Researchers interviewed students between the ages of 7 and 11 about how aware they were of feeling stigma at school, any anxiety they felt when attending school, the interest they had in academics and whether they felt like they belonged at school, according to a press release.

The researchers interviewed ethnic-minority children with African American, Chinese, Dominican and Russian backgrounds, as well as those with European American backgrounds, who were not considered to be minorities.

“We found that differences in the young children’s awareness of stigma were similar to differences among adults, with ethnic-minority children generally reporting more awareness than ethnic-majority children,” said author Andrew J. Fuligni. “There were few differences by grade, suggesting that even second-graders are sensitive to ethnic attitudes in society.”
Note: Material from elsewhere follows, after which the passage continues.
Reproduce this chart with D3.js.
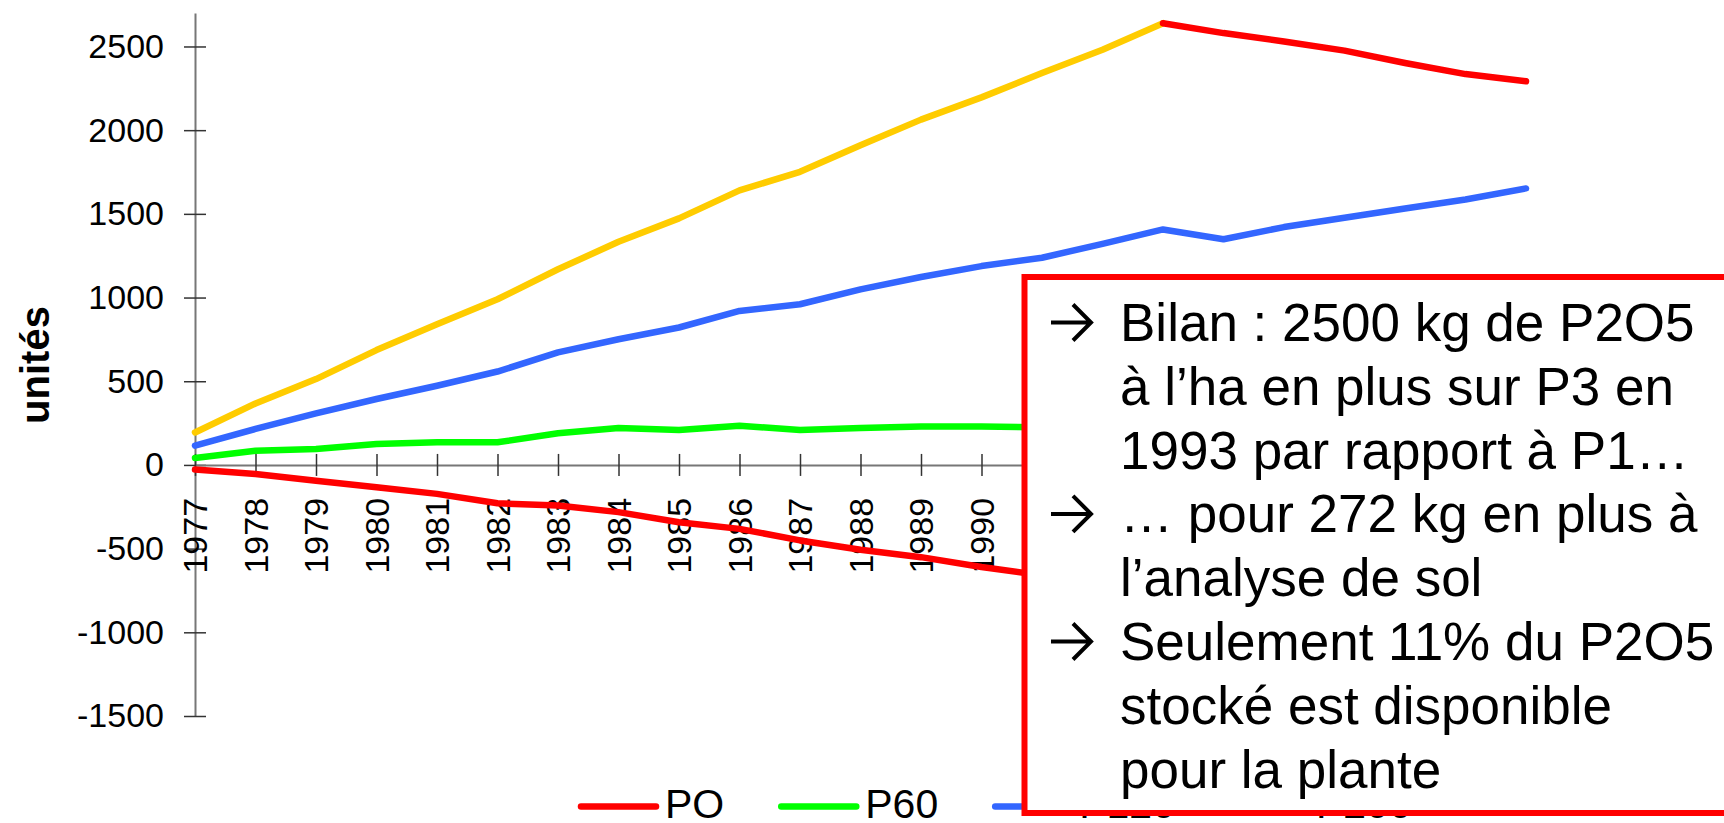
<!DOCTYPE html>
<html>
<head>
<meta charset="utf-8">
<script src="https://cdn.jsdelivr.net/npm/d3@7"></script>
<style>
  body { margin: 0; background: #fff; }
  svg text { font-family: "Liberation Sans", Arial, sans-serif; fill: #000; }
</style>
</head>
<body>
<svg id="chart" width="1724" height="823"></svg>
<script>
let svg = d3.select("#chart");

let years = d3.range(1977, 2000).map(String);
let y_ticks = [-1500, -1000, -500, 0, 500, 1000, 1500, 2000, 2500];

let series_names = ["PO", "P60", "P120", "P200"];
let series_colors = ["#ff0000", "#00ff00", "#3366ff", "#ffcc00"];

let p0 = [-28, -54, -94, -133, -173, -229, -243, -282, -342, -382, -451, -507, -551, -610,
  -660, -705, -750, -800, -845, -890, -935, -975, -1010];
let p60 = [42, 85, 95, 125, 135, 135, 189, 221, 209, 234, 209, 221, 230, 230,
  225, 230, 235, 230, 240, 238, 242, 245, 240];
let p120 = [115, 215, 308, 394, 473, 558, 672, 751, 821, 920, 960, 1049, 1123, 1188,
  1238, 1321, 1407, 1348, 1421, 1477, 1532, 1586, 1652];
let p200 = [194, 367, 513, 686, 841, 990, 1169, 1333, 1473, 1640, 1751, 1910, 2063, 2196,
  2341, 2481, 2639, 2580, 2530, 2475, 2401, 2335, 2292];

// from 1993 on the P200 line is highlighted in red
let highlight_from = "1993";
let highlight_color = "#ff0000";

let note_lines = [
  { bullet: true, text: "Bilan : 2500 kg de P2O5" },
  { bullet: false, text: "à l’ha en plus sur P3 en" },
  { bullet: false, text: "1993 par rapport à P1…" },
  { bullet: true, text: "… pour 272 kg en plus à" },
  { bullet: false, text: "l’analyse de sol" },
  { bullet: true, text: "Seulement 11% du P2O5" },
  { bullet: false, text: "stocké est disponible" },
  { bullet: false, text: "pour la plante" },
];

let all_series = [p0, p60, p120, p200];

let x_scale = d3.scalePoint()
  .domain(years)
  .range([195, 1526]);
let y_scale = d3.scaleLinear()
  .domain([-1500, 2700])
  .range([716, 13]);

// y axis, ticks crossing the line
svg.append("g")
  .attr("transform", "translate(" + x_scale(years[0]) + ",0)")
  .call(d3.axisLeft(y_scale).tickValues(y_ticks).tickFormat(d => String(d))
    .tickSizeInner(11).tickSizeOuter(0).tickPadding(20))
  .call(g => g.select(".domain").attr("stroke", "#777").attr("stroke-width", 2))
  .call(g => g.selectAll(".tick line").attr("x1", 11).attr("stroke", "#333").attr("stroke-width", 1.5))
  .call(g => g.selectAll(".tick text").style("font-size", "34px"));

// x axis at zero, rotated year labels
svg.append("g")
  .attr("transform", "translate(0," + y_scale(0) + ")")
  .call(d3.axisBottom(x_scale).tickSizeInner(11).tickSizeOuter(0))
  .call(g => g.select(".domain").attr("stroke", "#777").attr("stroke-width", 2))
  .call(g => g.selectAll(".tick line").attr("y1", -11).attr("stroke", "#333").attr("stroke-width", 1.5))
  .call(g => g.selectAll(".tick text")
    .style("font-size", "34px")
    .style("text-anchor", "end")
    .attr("transform", "rotate(-90)")
    .attr("x", -33)
    .attr("y", 0)
    .attr("dy", "0.35em"));

svg.append("text")
  .attr("transform", "translate(49,365) rotate(-90)")
  .attr("text-anchor", "middle")
  .style("font-size", "40px")
  .style("font-weight", "bold")
  .text("unités");

let line = d3.line()
  .x(d => x_scale(d[0]))
  .y(d => y_scale(d[1]));

let plot = svg.append("g").attr("class", "lines");

const drawPath = function(pts, color) {
  plot.append("path")
    .attr("d", line(pts))
    .attr("fill", "none")
    .attr("stroke", color)
    .attr("stroke-width", 6.5)
    .attr("stroke-linecap", "round")
    .attr("stroke-linejoin", "round");
}

all_series.forEach((values, i) => {
  let pts = years.map((yr, j) => [yr, values[j]]);
  if (i == 3) {
    let cut = years.indexOf(highlight_from);
    drawPath(pts.slice(0, cut + 1), series_colors[i]);
    drawPath(pts.slice(cut), highlight_color);
  } else {
    drawPath(pts, series_colors[i]);
  }
});

// legend along the bottom
let legend = svg.append("g").attr("class", "legend");
let lx = 581;
series_names.forEach((name, i) => {
  legend.append("line")
    .attr("x1", lx).attr("x2", lx + 75)
    .attr("y1", 806.5).attr("y2", 806.5)
    .attr("stroke", series_colors[i])
    .attr("stroke-width", 6.5)
    .attr("stroke-linecap", "round");
  let t = legend.append("text")
    .attr("x", lx + 84)
    .attr("y", 818)
    .style("font-size", "41px")
    .text(name);
  lx = lx + 84 + t.node().getComputedTextLength() + 57;
});

// note box on top
let note = svg.append("g").attr("class", "note");
note.append("rect")
  .attr("x", 1024.5)
  .attr("y", 277)
  .attr("width", 760)
  .attr("height", 536)
  .attr("fill", "#fff")
  .attr("stroke", "#ff0000")
  .attr("stroke-width", 6);

let base_y = 341;
let line_step = 63.8;
note_lines.forEach((d, i) => {
  let by = base_y + i * line_step;
  if (d.bullet) {
    let cy = by - 18.5;
    note.append("path")
      .attr("d", "M1051," + cy + "H1091M1073," + (cy - 18) + "L1091," + cy + "L1073," + (cy + 18))
      .attr("fill", "none")
      .attr("stroke", "#000")
      .attr("stroke-width", 4);
  }
  note.append("text")
    .attr("x", 1120)
    .attr("y", by)
    .style("font-size", "53px")
    .text(d.text);
});
</script>
</body>
</html>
Fuligni said ethnic-minority children also reported higher academic anxiety. He said the researchers attributed this to greater awareness of stigma. However, researchers said, these children also reported a higher interest in school than non-minority students. Feeling close to people at their schools contributed to the enthusiasm. This was especially evident in the Dominican children who participated in the study.

“Programs aimed at decreasing students’ perceptions of group stigma, such as providing community role models, could help keep students’ academic anxiety in check,” Fuligni said. “And school-based interventions that foster close connections among individuals at school may help students stay interested in learning.”